The incident, which resulted in a lower than planned deployment orbit for a Orbcomm demonstration satellite carried as a secondary payload, was the only black mark on what would have otherwise been a first ever, on-time, picture perfect launch for the Falcon 9. In this case however, the “perfect picture” was that of the protective fairing being blown away. The fact that cameras captured the incident demonstrates the upside of frequently annoying launch weather restrictions, namely clear line of sight for just this type of analysis.
Although no-one, not SpaceX; and certainly not Orbcomm can be satisfied with the loss of an engine and the corresponding incorrect payload deployment, in the bigger picture, the utterly deft recovery of the Falcon 9 provides a clear demonstration of the engine out capability. And as the video itself clearly shows, much like the classic Timex add, the Falcon 9 rocket itself “takes a licking and keeps on ticking” with no visible effect even though the event occurs just past Max-Q.
SpaceX is presently planning to introduce a significantly upgraded Merlin 1D engine on the maiden flight of the Falcon 9 V1.1, following a second CRS currently slotted for January.
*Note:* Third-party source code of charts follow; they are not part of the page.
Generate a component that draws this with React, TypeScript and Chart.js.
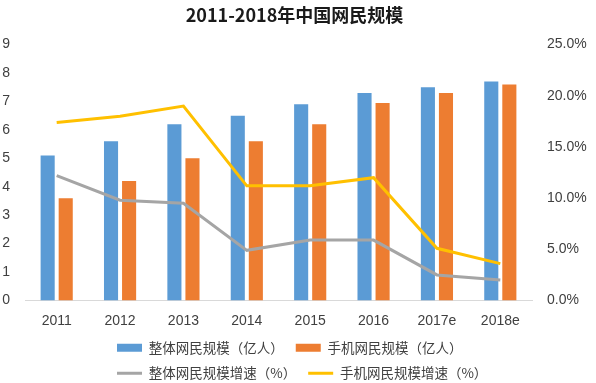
import React, { useEffect, useRef } from "react";
import { Chart, registerables } from "chart.js";

Chart.register(...registerables);

const categories = ["2011", "2012", "2013", "2014", "2015", "2016", "2017e", "2018e"];
const totalUsers = [5.1, 5.6, 6.2, 6.5, 6.9, 7.3, 7.5, 7.7];
const mobileUsers = [3.6, 4.2, 5.0, 5.6, 6.2, 6.95, 7.3, 7.6];
const totalGrowth = [12.2, 9.8, 9.5, 4.9, 5.9, 5.9, 2.5, 2.0];
const mobileGrowth = [17.4, 18.0, 19.0, 11.2, 11.2, 12.0, 5.1, 3.6];

const leftTicks = { min: 0, max: 9, step: 1 };
const rightTicks = { min: 0, max: 25, step: 5 };

const titleText = "2011-2018年中国网民规模";
const seriesNames = [
  "整体网民规模（亿人）",
  "手机网民规模（亿人）",
  "整体网民规模增速（%）",
  "手机网民规模增速（%）",
];

const COLORS = {
  blue: "#5B9BD5",
  orange: "#ED7D31",
  gray: "#A5A5A5",
  yellow: "#FFC000",
};

const TICK_FONT = { family: "'Liberation Sans', 'Noto Sans CJK SC', sans-serif", size: 14 };
const CJK_FONT = "'Noto Sans CJK SC', 'Liberation Sans', sans-serif";

// Shifts the (chart-area-wide) legend box so its rows start where the original's do.
const LEGEND_SHIFT = 80;
const legendShiftPlugin = {
  id: "legendShift",
  afterLayout(chart: any) {
    const l = chart.legend;
    if (l) {
      l.left += LEGEND_SHIFT;
      l.right += LEGEND_SHIFT;
    }
  },
};

export default function App() {
  const canvasRef = useRef<HTMLCanvasElement | null>(null);

  useEffect(() => {
    if (!canvasRef.current) return;
    const chart = new Chart(canvasRef.current, {
      type: "bar",
      data: {
        labels: categories,
        datasets: [
          {
            type: "bar",
            label: seriesNames[0],
            data: totalUsers,
            backgroundColor: COLORS.blue,
            yAxisID: "y",
            order: 2,
            categoryPercentage: 0.57,
            barPercentage: 0.78,
          },
          {
            type: "bar",
            label: seriesNames[1],
            data: mobileUsers,
            backgroundColor: COLORS.orange,
            yAxisID: "y",
            order: 2,
            categoryPercentage: 0.57,
            barPercentage: 0.78,
          },
          {
            type: "line",
            label: seriesNames[2],
            data: totalGrowth,
            borderColor: COLORS.gray,
            backgroundColor: COLORS.gray,
            borderWidth: 3,
            pointRadius: 0,
            pointHoverRadius: 0,
            tension: 0,
            yAxisID: "y1",
            order: 1,
          },
          {
            type: "line",
            label: seriesNames[3],
            data: mobileGrowth,
            borderColor: COLORS.yellow,
            backgroundColor: COLORS.yellow,
            borderWidth: 3,
            pointRadius: 0,
            pointHoverRadius: 0,
            tension: 0,
            yAxisID: "y1",
            order: 1,
          },
        ],
      },
      options: {
        responsive: false,
        animation: false,
        layout: { padding: { left: 2, right: 9, top: 0, bottom: 0 } },
        scales: {
          x: {
            grid: { display: false, drawTicks: false },
            border: { display: true, color: "#D9D9D9", width: 1 },
            ticks: { color: "#404040", font: TICK_FONT, padding: 12 },
            afterFit: (s: any) => {
              s.height = 28.5;
            },
          },
          y: {
            position: "left",
            min: leftTicks.min,
            max: leftTicks.max,
            grid: { display: false, drawTicks: false },
            border: { display: false },
            ticks: { stepSize: leftTicks.step, color: "#404040", font: TICK_FONT, padding: 15 },
            afterFit: (s: any) => {
              s.width = 23;
            },
          },
          y1: {
            position: "right",
            min: rightTicks.min,
            max: rightTicks.max,
            grid: { display: false, drawTicks: false },
            border: { display: false },
            ticks: {
              stepSize: rightTicks.step,
              color: "#404040",
              font: TICK_FONT,
              padding: 15,
              callback: (v: any) => Number(v).toFixed(1) + "%",
            },
            afterFit: (s: any) => {
              s.width = 55;
            },
          },
        },
        plugins: {
          title: {
            display: true,
            text: titleText,
            color: "#1a1a1a",
            font: { family: CJK_FONT, size: 18, weight: "bold" },
            padding: { top: 4, bottom: 19 },
          },
          legend: {
            display: true,
            position: "bottom",
            align: "start",
            fullSize: false,
            maxHeight: 54,
            labels: {
              color: "#404040",
              font: { family: CJK_FONT, size: 13.5 },
              usePointStyle: true,
              pointStyleWidth: 25,
              boxHeight: 8,
              padding: 12,
              sort: (a: any, b: any) => a.datasetIndex - b.datasetIndex,
              generateLabels: (ch: any) => {
                const items = Chart.defaults.plugins.legend.labels.generateLabels(ch);
                return items.map((it: any) => {
                  const isLine = it.datasetIndex >= 2;
                  return {
                    ...it,
                    pointStyle: isLine ? "line" : "rect",
                    lineWidth: isLine ? 3 : 0,
                  };
                });
              },
            },
          },
          tooltip: { enabled: false },
        },
      },
      plugins: [legendShiftPlugin],
    });
    return () => chart.destroy();
  }, []);

  return (
    <div style={{ position: "absolute", left: 0, top: 0, width: 596, height: 383, background: "#fff" }}>
      <canvas ref={canvasRef} width={596} height={383} style={{ display: "block" }} />
    </div>
  );
}
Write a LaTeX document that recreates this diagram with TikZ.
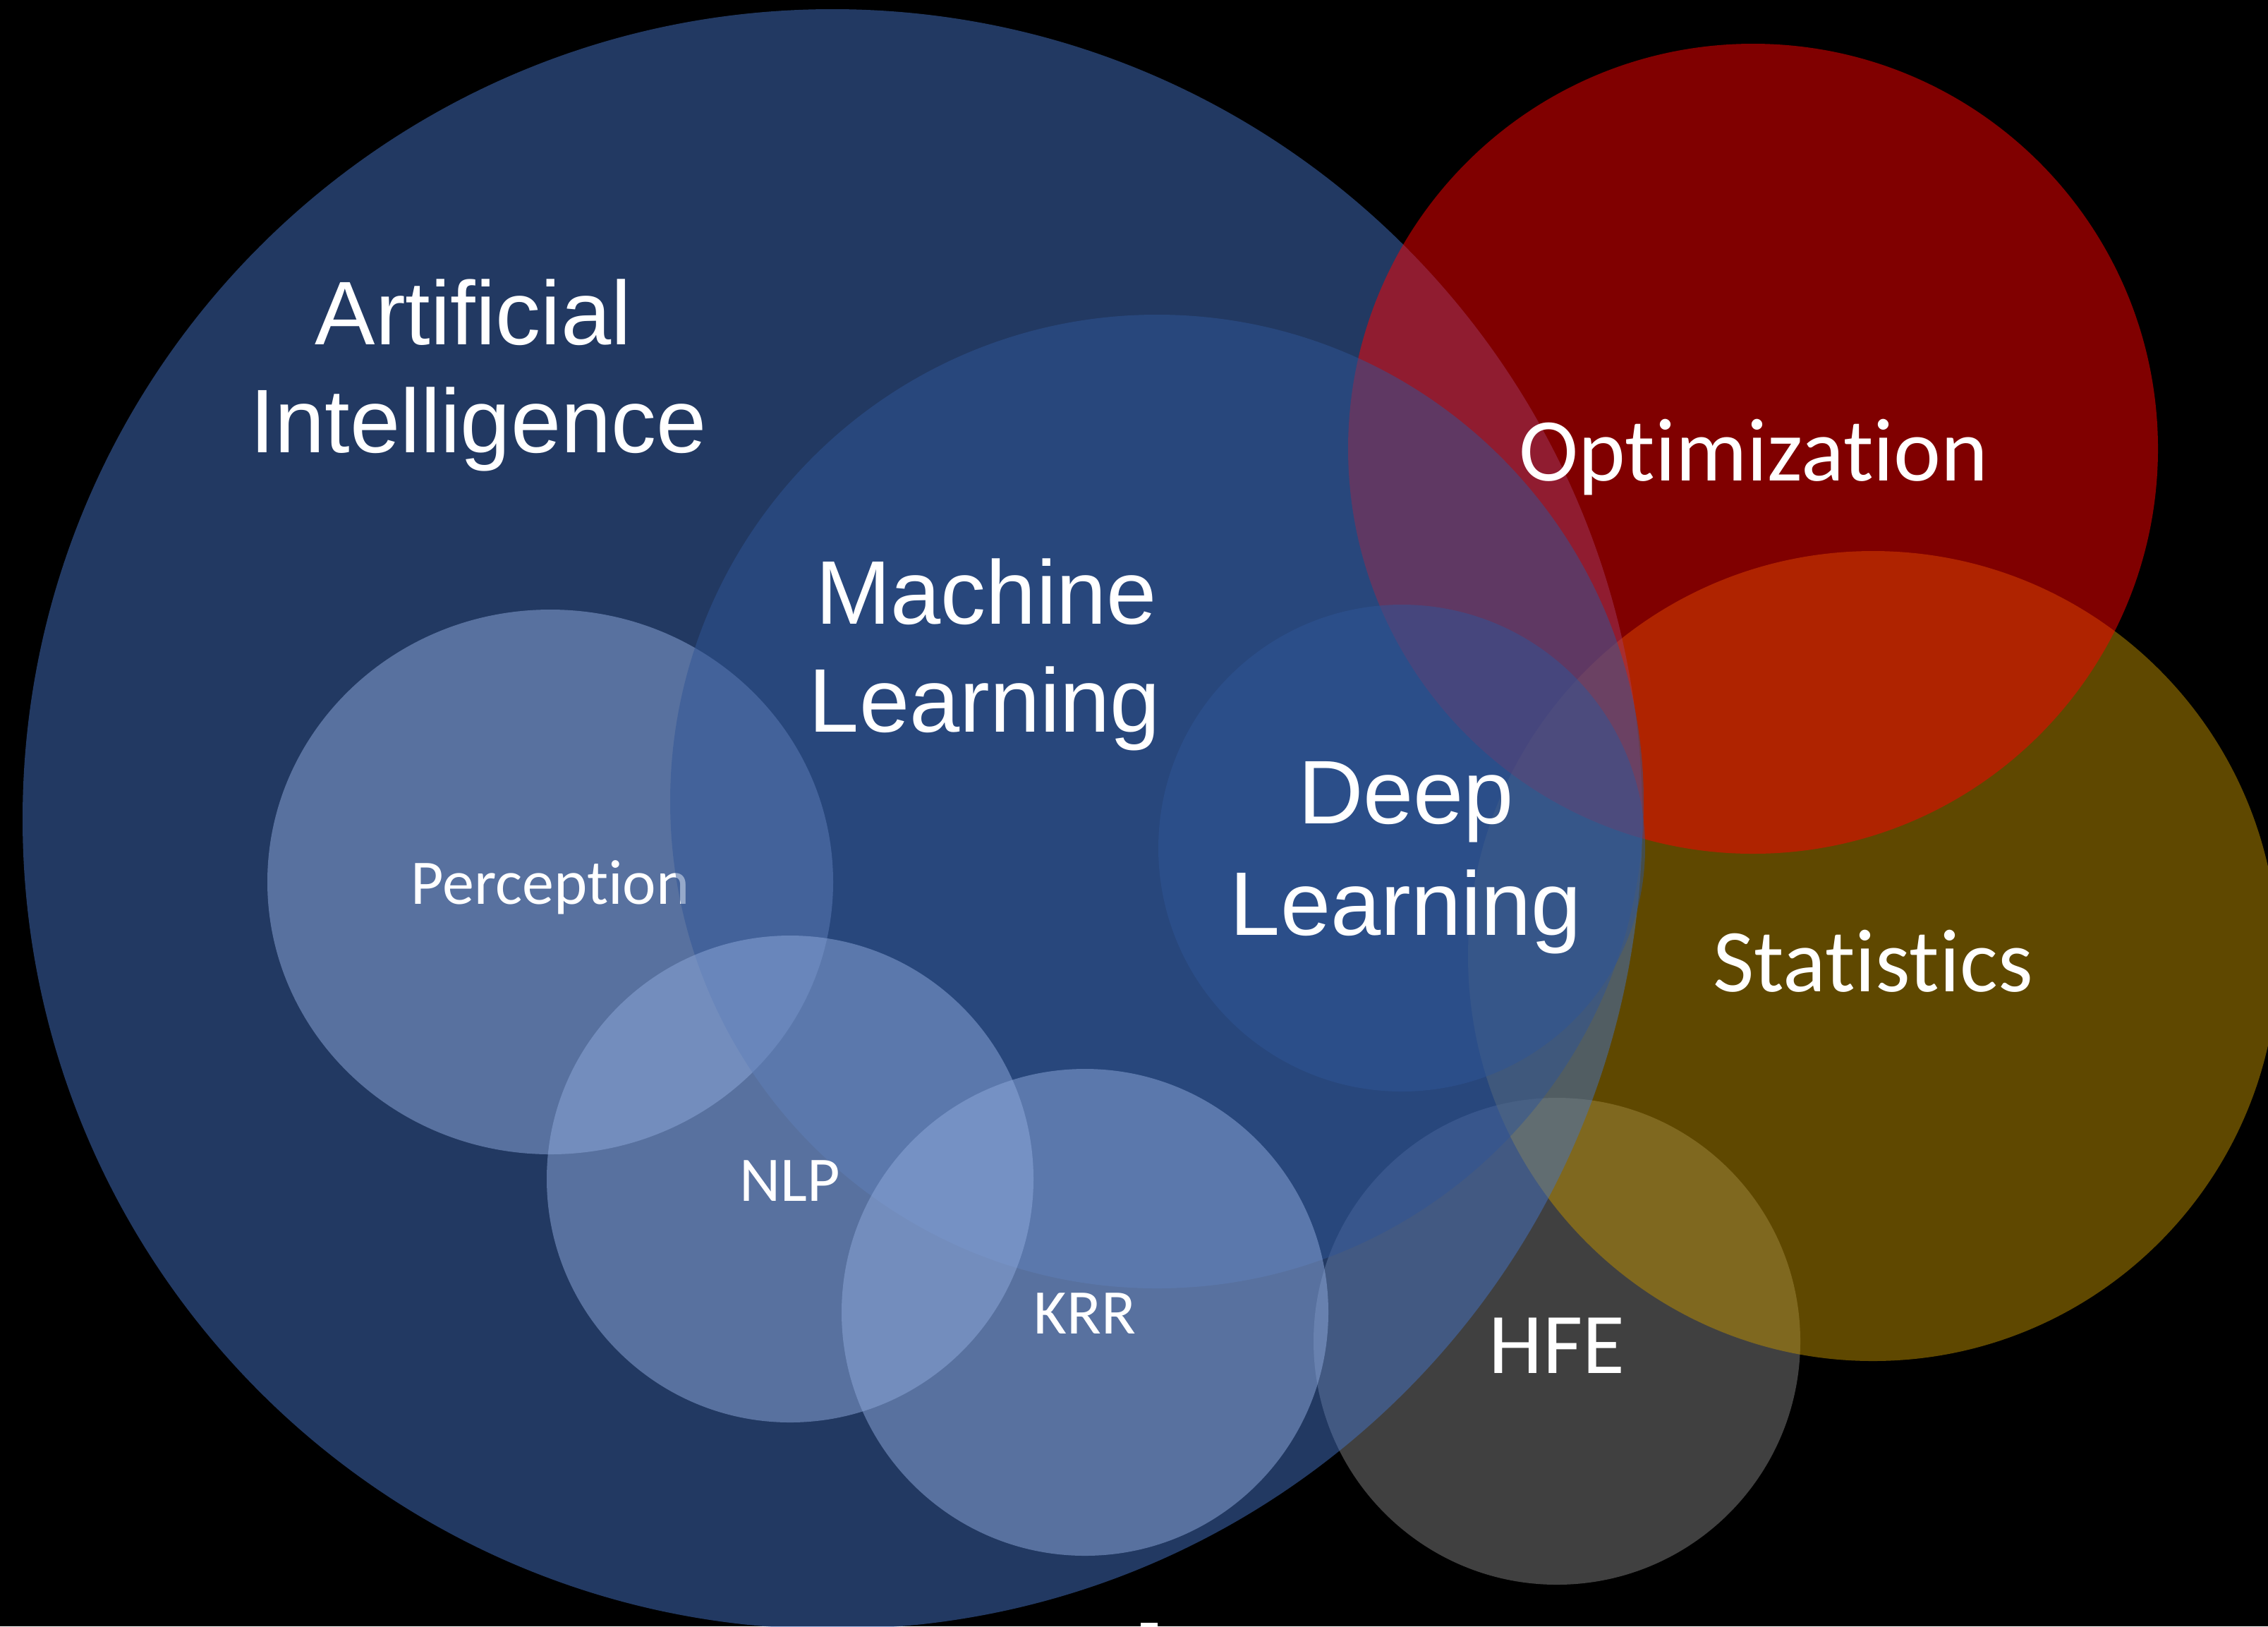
\documentclass[tikz,border=0pt]{standalone}
\usepackage{fontspec}
\setmainfont{Liberation Sans}
\newfontfamily\calibrifont[Ligatures=NoCommon]{Carlito}

% fill colours of the discs (each drawn half transparent over black)
\definecolor{aiblue}{HTML}{4472C4}
\definecolor{mlblue}{HTML}{2F5597}
\definecolor{subblue}{HTML}{8FAADC}
\definecolor{optred}{HTML}{FF0000}
\definecolor{statgold}{HTML}{BF9000}
\definecolor{hfegray}{HTML}{808080}

\begin{document}
\begin{tikzpicture}[x=0.01cm, y=-0.01cm,
  disc/.style={fill=#1, fill opacity=0.5, draw=none},
  arialtext/.style={text=white, inner sep=0pt, anchor=base,
    font=\fontsize{36.4pt}{43.7pt}\selectfont},
  calitext/.style={text=white, inner sep=0pt, anchor=base,
    font=\calibrifont\fontsize{36.1pt}{43.3pt}\selectfont},
  hfetext/.style={text=white, inner sep=0pt, anchor=base,
    font=\calibrifont\fontsize{34.8pt}{41.8pt}\selectfont},
  subtext/.style={text=white, inner sep=0pt, anchor=base,
    font=\calibrifont\fontsize{25.6pt}{30.7pt}\selectfont}]

% canvas
\useasboundingbox (0,0) rectangle (3215,2305);
\fill[black] (0,0) rectangle (3215,2305);
\clip (0,0) rectangle (3215,2305);

% discs, back to front
\fill[disc=hfegray]  (2207,1901) circle [radius=345];
\fill[disc=statgold] (2655,1355) circle [radius=574];
\fill[disc=aiblue]   (1180,1161) circle [radius=1148];
\fill[disc=optred]   (2485,636)  circle [radius=574];
\fill[disc=subblue]  (780,1250)  ellipse [x radius=401, y radius=386];
\node[subtext] (perception) at (780,1281) {Perception};
\fill[disc=mlblue]   (1640,1136) circle [radius=690];
\fill[disc=mlblue]   (1987,1202) circle [radius=345];
\fill[disc=subblue]  (1120,1671) circle [radius=345];
\fill[disc=subblue]  (1538,1860) circle [radius=345];

% labels
\node[arialtext] (ai1) at (671,488)  {Artificial};
\node[arialtext] (ai2) at (678,641)  {Intelligence};
\node[arialtext] (ml1) at (1398,884) {Machine};
\node[arialtext] (ml2) at (1396,1037) {Learning};
\node[arialtext] (dl1) at (1993,1167) {Deep};
\node[arialtext] (dl2) at (1993,1325) {Learning};
\node[calitext] (opt)   at (2486,681)  {Optimization};
\node[calitext] (stats) at (2655,1405) {Statistics};
\node[hfetext]  (hfe)   at (2207,1946) {HFE};
\node[subtext]  (nlp)   at (1120,1702) {NLP};
\node[subtext]  (krr)   at (1538,1890) {KRR};

% small white mark at the bottom edge
\fill[white] (1617,2300) rectangle (1641,2305);
\end{tikzpicture}
\end{document}
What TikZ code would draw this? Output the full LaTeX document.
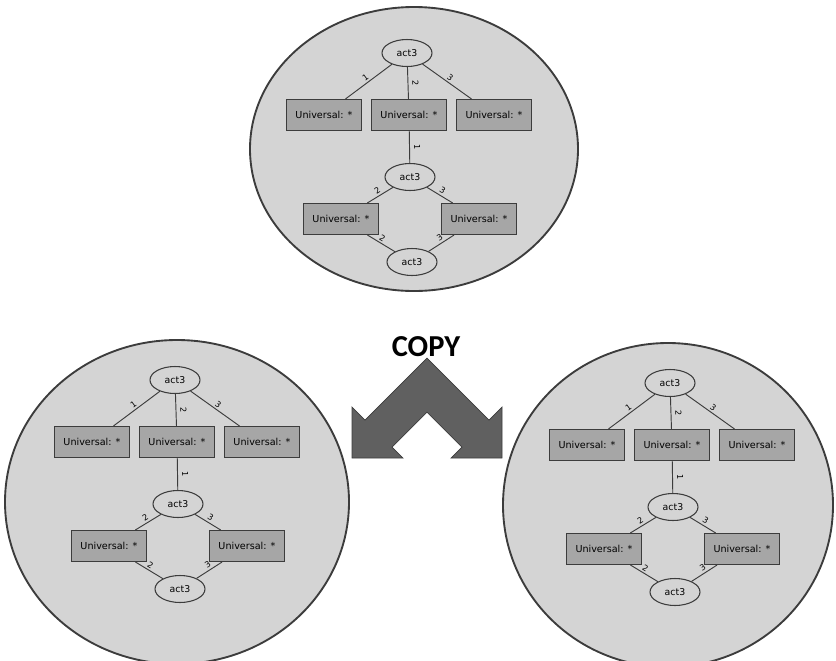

In that context, the successful demonstration of both actual engine out capability, and instantaneous flight control re-calculation, should be a source of assurance for the company’s burgeoning customer base.
On a different note, the incident serves as a reminder that introducing a fully reusable launch system, regardless of who is doing so, is going to be a difficult and probably lengthy process which in some ways can’t even start until a launch vehicle is recovered, analyzed and flown again, (and again) until propulsion systems are thoroughly understood. That SpaceX is aggressively pursuing this course with Falcon reusable is a great start, but it is also unfortunate and short-sighted that present national space policy essentially ignores the issue of re-usability altogether, even as current plans call for SLS to consume the entire inventory of remaining Space Shuttle Main Engines, only to replace them with more expendable engines when they are gone.